In tema di infortuni sui lavoro, quando il danno di cui si chiede il risarcimento è determinato da più soggetti, ciascuno dei quali con la propria condotta abbia contribuito alla produzione dell’evento dannoso, si configura una responsabilità solidale ai sensi dell’art. 1294 c.c. fra tutti costoro, qualunque sia il titolo per il quale ciascuno di essi è chiamato a rispondere. Ciò dal momento che, sia in tema di responsabilità contrattuale che extracontrattuale, se un unico evento dannoso è eziologicamente ricollegabile a più persone, è sufficiente, ai fini della responsabilità solidale, che tutte le singole azioni od omissioni abbiano concorso in modo efficiente a produrlo, alla luce dei principi che regolano il nesso di causalità ed il concorso di più cause efficienti nella produzione dei danni da risarcire, patrimoniali e non.
E’ quanto affermato dalla la Corte di Cassazione, Sezione lavoro, confermando il concorso di colpa (assieme al datore di lavoro) a carico dell’allora caposquadra “di fatto”, in ordine all’infortunio mortale accaduto all’apprendista affidato alla sua guida, sorveglianza e formazione, mentre stava effettuando l’allacciamento di un impianto telefonico.
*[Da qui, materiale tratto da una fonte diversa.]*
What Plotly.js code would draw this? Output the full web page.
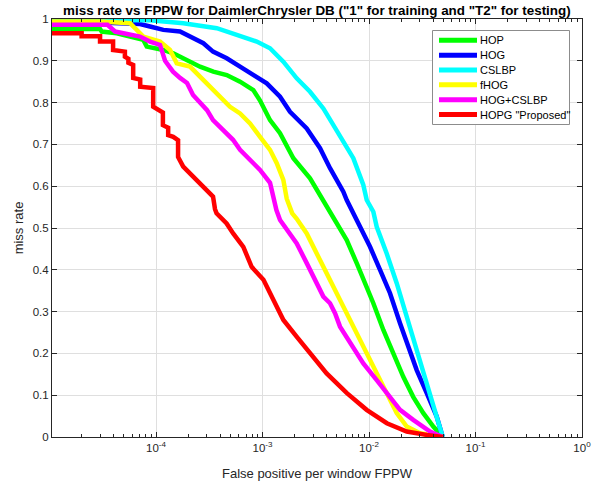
<!DOCTYPE html>
<html>
<head>
<meta charset="utf-8">
<script src="https://cdn.plot.ly/plotly-3.0.1.min.js"></script>
<style>
html,body{margin:0;padding:0;background:#fff;}
#chart{width:603px;height:483px;}
</style>
</head>
<body>
<div id="chart"></div>
<script>
// ---- Data ----
const seriesNames = ["HOP", "HOG", "CSLBP", "fHOG", "HOG+CSLBP", "HOPG \"Proposed\""];
const seriesColors = ["#00ff00", "#0000ff", "#00ffff", "#ffff00", "#ff00ff", "#ff0000"];

const hopX = [1.05e-5,2.98e-5,3.09e-5,4.28e-5,5.7e-5,7.6e-5,8.18e-5,1.171e-4,1.453e-4,1.942e-4,2.589e-4,3.451e-4,4.612e-4,6.15e-4,8.197e-4,9.473e-4,1.095e-3,1.176e-3,1.46e-3,1.747e-3,1.947e-3,2.793e-3,3.724e-3,4.621e-3,6.174e-3,7.665e-3,9.515e-3,1.098e-2,1.363e-2,1.691e-2,2.099e-2,2.6e-2,3.235e-2,4.017e-2,4.92e-2];
const hopY = [0.976,0.976,0.970,0.966,0.958,0.950,0.934,0.926,0.918,0.902,0.886,0.874,0.866,0.850,0.830,0.805,0.770,0.758,0.727,0.687,0.667,0.619,0.567,0.527,0.471,0.416,0.360,0.320,0.256,0.200,0.144,0.096,0.057,0.025,0];

const hogX = [1.05e-5,2.98e-5,7.07e-5,8.78e-5,1.171e-4,1.68e-4,2.085e-4,2.781e-4,3.429e-4,4.612e-4,6.15e-4,8.197e-4,1.095e-3,1.46e-3,1.812e-3,2.6e-3,3.467e-3,4.303e-3,5.738e-3,6.174e-3,7.665e-3,1.022e-2,1.269e-2,1.575e-2,1.955e-2,2.259e-2,2.805e-2,3.482e-2,4.323e-2,4.92e-2];
const hogY = [0.996,0.993,0.988,0.982,0.974,0.970,0.958,0.942,0.922,0.906,0.886,0.866,0.846,0.814,0.778,0.738,0.691,0.643,0.587,0.567,0.519,0.455,0.400,0.344,0.272,0.224,0.160,0.105,0.049,0];

const cslbpX = [1.05e-5,8.78e-5,1.804e-4,3.715e-4,5.725e-4,8.821e-4,1.176e-3,1.568e-3,2.095e-3,2.793e-3,3.724e-3,4.621e-3,5.738e-3,7.122e-3,8.841e-3,9.515e-3,1.098e-2,1.181e-2,1.466e-2,1.82e-2,2.259e-2,2.805e-2,3.482e-2,4.323e-2,4.92e-2];
const cslbpY = [0.998,0.997,0.990,0.978,0.962,0.946,0.930,0.898,0.858,0.826,0.786,0.746,0.706,0.667,0.603,0.567,0.539,0.503,0.439,0.368,0.288,0.208,0.120,0.049,0];

const fhogX = [1.05e-5,3.0e-5,5.7e-5,6.59e-5,7.6e-5,1.09e-4,1.353e-4,1.453e-4,1.564e-4,2.085e-4,2.589e-4,3.214e-4,3.99e-4,4.952e-4,6.15e-4,7.632e-4,9.473e-4,1.176e-3,1.36e-3,1.568e-3,1.687e-3,1.9e-3,2.095e-3,2.6e-3,3.228e-3,4.007e-3,4.974e-3,6.174e-3,7.665e-3,9.515e-3,1.181e-2,1.466e-2,1.82e-2,2.259e-2,3.012e-2,4.92e-2];
const fhogY = [0.994,0.994,0.990,0.974,0.958,0.946,0.926,0.910,0.894,0.886,0.862,0.838,0.814,0.790,0.774,0.750,0.718,0.687,0.655,0.615,0.570,0.535,0.522,0.487,0.439,0.392,0.344,0.296,0.248,0.200,0.152,0.105,0.057,0.025,0.009,0];

const hogCslbpX = [1.05e-5,3.5e-5,4.12e-5,7.07e-5,8.78e-5,1.09e-4,1.215e-4,1.296e-4,1.444e-4,1.68e-4,1.954e-4,2.225e-4,2.589e-4,3.012e-4,3.429e-4,4.257e-4,5.284e-4,6.15e-4,7.632e-4,9.473e-4,1.176e-3,1.25e-3,1.35e-3,1.46e-3,1.687e-3,2.095e-3,2.6e-3,3.112e-3,3.724e-3,4.303e-3,4.795e-3,5.342e-3,6.632e-3,8.841e-3,1.181e-2,1.575e-2,1.955e-2,2.6e-2,3.74e-2,4.92e-2];
const hogCslbpY = [0.986,0.986,0.970,0.958,0.946,0.938,0.900,0.890,0.874,0.859,0.847,0.818,0.799,0.782,0.758,0.734,0.711,0.687,0.663,0.639,0.608,0.575,0.543,0.519,0.495,0.463,0.416,0.376,0.336,0.320,0.296,0.264,0.224,0.176,0.136,0.096,0.065,0.041,0.013,0];

const hopgX = [1.05e-5,2.0e-5,2.0e-5,2.98e-5,2.98e-5,3.95e-5,3.95e-5,5.1e-5,5.1e-5,5.5e-5,5.5e-5,6.1e-5,6.1e-5,7.1e-5,7.1e-5,8.8e-5,9.4e-5,9.4e-5,1.04e-4,1.16e-4,1.16e-4,1.30e-4,1.30e-4,1.45e-4,1.61e-4,1.61e-4,1.8e-4,2.0e-4,2.43e-4,3.0e-4,3.43e-4,3.58e-4,3.7e-4,4.6e-4,5.3e-4,6.6e-4,7.9e-4,1.02e-3,1.22e-3,1.57e-3,2.09e-3,2.79e-3,4.0e-3,6.2e-3,9.5e-3,1.47e-2,2.26e-2,3.48e-2,4.92e-2];
const hopgY = [0.966,0.966,0.959,0.959,0.946,0.946,0.926,0.922,0.910,0.905,0.895,0.890,0.859,0.855,0.838,0.835,0.835,0.790,0.782,0.776,0.746,0.740,0.722,0.718,0.710,0.670,0.647,0.635,0.611,0.587,0.575,0.545,0.535,0.511,0.487,0.455,0.407,0.376,0.336,0.280,0.240,0.200,0.152,0.105,0.065,0.033,0.013,0.005,0];

const xTickVals = [1e-4, 1e-3, 1e-2, 1e-1, 1];
const xTickText = ["10<sup>-4</sup>", "10<sup>-3</sup>", "10<sup>-2</sup>", "10<sup>-1</sup>", "10<sup>0</sup>"];
const yTickVals = [0,0.1,0.2,0.3,0.4,0.5,0.6,0.7,0.8,0.9,1];
const yTickText = ["0","0.1","0.2","0.3","0.4","0.5","0.6","0.7","0.8","0.9","1"];

// ---- Build traces ----
const xs = [hopX, hogX, cslbpX, fhogX, hogCslbpX, hopgX];
const ys = [hopY, hogY, cslbpY, fhogY, hogCslbpY, hopgY];
const traces = seriesNames.map((name, i) => ({
  type: 'scatter', mode: 'lines', name: name,
  x: xs[i], y: ys[i],
  line: {color: seriesColors[i], width: 4.5},
  showlegend: false
}));

// ---- Legend box (MATLAB style, compact rows) drawn in paper coordinates ----
const plotW = 530, plotH = 418;          // plot area size in px
const px2x = p => (p - 52) / plotW;      // page px -> paper x
const py2y = p => (437 - p) / plotH;     // page px -> paper y
const shapes = [{
  type: 'rect', xref: 'paper', yref: 'paper',
  x0: px2x(432.5), x1: px2x(569.5), y0: py2y(124.5), y1: py2y(30.5),
  line: {color: '#8c8c8c', width: 1}, fillcolor: '#ffffff', layer: 'above'
}];
const annotations = [];
seriesNames.forEach((name, i) => {
  const rowY = 40.3 + i * 14.85;
  shapes.push({
    type: 'line', xref: 'paper', yref: 'paper',
    x0: px2x(439), x1: px2x(477), y0: py2y(rowY), y1: py2y(rowY),
    line: {color: seriesColors[i], width: 5}, layer: 'above'
  });
  annotations.push({
    xref: 'paper', yref: 'paper', x: px2x(477.5), y: py2y(rowY),
    xanchor: 'left', yanchor: 'middle', showarrow: false,
    text: name,
    font: {size: 11, color: '#000000'}
  });
});

const axisColor = '#262626';
const layout = {
  width: 603, height: 483,
  margin: {l: 52, r: 21, t: 19, b: 46},
  paper_bgcolor: '#ffffff', plot_bgcolor: '#ffffff',
  font: {family: 'Arial, "Liberation Sans", Helvetica, sans-serif', size: 11, color: axisColor},
  title: {
    text: 'miss rate vs FPPW for DaimlerChrysler DB ("1" for training and "T2" for testing)',
    font: {size: 13.4, color: '#000000', weight: 'bold'},
    x: 0.5255, xanchor: 'center', y: 0.979, yanchor: 'middle'
  },
  xaxis: {
    type: 'log', range: [-4.977, 0],
    tickvals: xTickVals, ticktext: xTickText,
    ticks: 'inside', ticklen: 5, tickcolor: axisColor, tickwidth: 1,
    showline: true, linecolor: axisColor, linewidth: 1, mirror: 'ticks',
    showgrid: true, gridcolor: '#dfdfdf', gridwidth: 1,
    zeroline: false,
    minor: {dtick: 'D1', ticks: 'inside', ticklen: 3, tickcolor: axisColor, showgrid: false},
    tickfont: {size: 11.5, color: axisColor},
    title: {text: 'False positive per window FPPW', font: {size: 13, color: axisColor}, standoff: 16},
    automargin: false
  },
  yaxis: {
    range: [0, 1], tickvals: yTickVals, ticktext: yTickText,
    ticks: 'inside', ticklen: 5, tickcolor: axisColor, tickwidth: 1,
    showline: true, linecolor: axisColor, linewidth: 1, mirror: 'ticks',
    showgrid: true, gridcolor: '#dfdfdf', gridwidth: 1,
    zeroline: false,
    tickfont: {size: 11.5, color: axisColor},
    title: {text: 'miss rate', font: {size: 13, color: axisColor}, standoff: 6},
    automargin: false
  },
  shapes: shapes,
  annotations: annotations,
  showlegend: false
};

Plotly.newPlot('chart', traces, layout, {displayModeBar: false, staticPlot: true});
</script>
</body>
</html>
Nella specie, i giudici di merito hanno accertato una serie di circostanze in detta sede incensurabili – affidamento dell’apprendista minorenne al caposquadra esperto di posa in opera di cavi telefonici, con conseguenti obblighi di guida, sorveglianza e formazione, nonché di adozione di accorgimenti in tema di sicurezza; situazione di indubbio pericolo costituita dal dover operare ad una certa altezza dal suolo ed in prossimità di cavi di energia elettrica di media tensione ecc. – per cui non è dato escludere il nesso causale tra la condotta ascritta all'operaio caposquadra e l’infortunio occorso all'apprendista, folgorato da una scarica elettrica. Corresponsabilità in ordine all'accaduto riconosciuta sia in base alla presunzione di cui all'art. 2048 c.c. sia in base all'art. 2050 c.c., stante cioè l'esercizio di attività indubbiamente pericolosa, per cui non è stata fornita alcuna prova liberatoria.
Quanto infine alla possibilità di ipotizzare la figura del caposquadra fatto – conclude la Corte con sentenza n. 19435 del 3 agosto 2017 – sebbene questa figura non sia prevista espressamente dalla legge, la responsabilità del c.d. preposto di fatto non compete solo a soggetti forniti di titoli professionali o di formali investiture, ma anche a chiunque si trovi in una posizione di supremazia sia pure embrionale - come nella specie – tale da porlo nella condizione di dirigere l’attività lavorativa di altri operai soggetti ai suoi ordini. Preposto può essere, quindi, anche chi esplica le mansioni di caposquadra in una piccola formazione di lavoratori.